Nation became very important, however, both in a filmic and meta-filmic context in Ilo Ilo, but that film is also one that most effectively internationalises these cross-cultural experiences. Anthony Chen is the first Singaporean director to have won accolades in Cannes: first, a special mention for his short Ah Ma (Grandma) in 2007, and this year the prestigious Camera d’Or for Ilo Ilo, awarded by an impressive jury headed by Agnès Varda.

Set in Singapore at the time of the 1997 Asian financial crisis, the film depicts a family in tension — an estranged father, a spoilt son and a mother pregnant with another child. Their lives are made more tense, deepening both a moral and financial crisis, by the arrival of a Filipino maid Teresa, who has come, like many other Filipino women, in search of a life with better economic conditions. The already strained family relationship (the husband is hiding from his family many of his dodgy business deals and the fact that he smokes) is further intensified by the maid who enters their life, especially young Jiale’s, with whom she shares the room. Masterfully shot in a minimalist retro style, the film coveys the emotions of all the characters and reveals their secrets through refined camera and editing work, thanks to which the Filipino maid becomes the unspoken, but catalyst, ingredient in the manifestation of the complexity of family relations. The film, also, subtly unfolds Teresa’s hardships, her silences, her simple joys of taking care of the children of others, whilst not forgetting to take care of her own, albeit long distance. It is the only Cannes film, viewed by me, that did not resort to intrusive extra-diegetic music to achieve a more powerful dramatic impact on the viewer. It simply lets the visual language speak of its characters, thus contributing to an excellently balanced narrative, which may demand a certain degree of cinematic maturity from the viewer. The contextual extra-filmic detail from the director’s life adds to the connotative value of the film’s autobiographical title, which refers to the place in the Philippines from which the director’s maid was from.

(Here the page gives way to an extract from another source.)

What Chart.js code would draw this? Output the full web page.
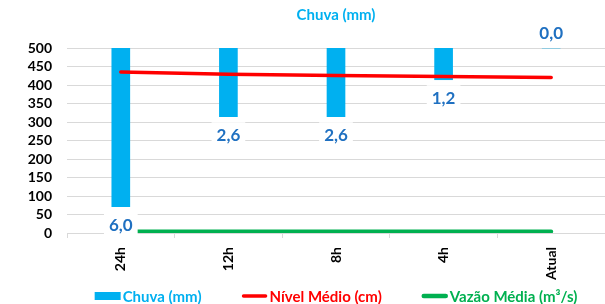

Similarly to Ilo Ilo, a feeling of tension and solitude is portrayed in Henri, by Yolande Moreau, an established theatre and film actress, whose debut feature When the Sea Rises (Quand la mer monte…) won the Louis-Delluc prize for best first film and two Césars, for best film and best actress. Whilst Henri’s subject matter may not appear to be original, its filmic treatment is certainly innovative. Loneliness seems to be the protagonist of the film, as Yolande Moreau lets the camera explore and weave the relationship between two lonely individuals, beautifully played by Pippo Delbonno and Candy Ming. Rich visual language, coupled with the subtle use of diegetic music, accentuates the perfect rhythm of the characters’ development of intimacy, enhancing the viewer’s curiosity for and empathy with the film’s protagonists.

Although many films screened in Quinzaine des realisateurs and Semaine de la critique shared the common topics of isolation, alienation, or yearning to belong somewhere, Blue Ruin, Ilo ilo and Henri seem to be the most efficient in their characters’ portrayals and in their conveyance of the feeling of loneliness.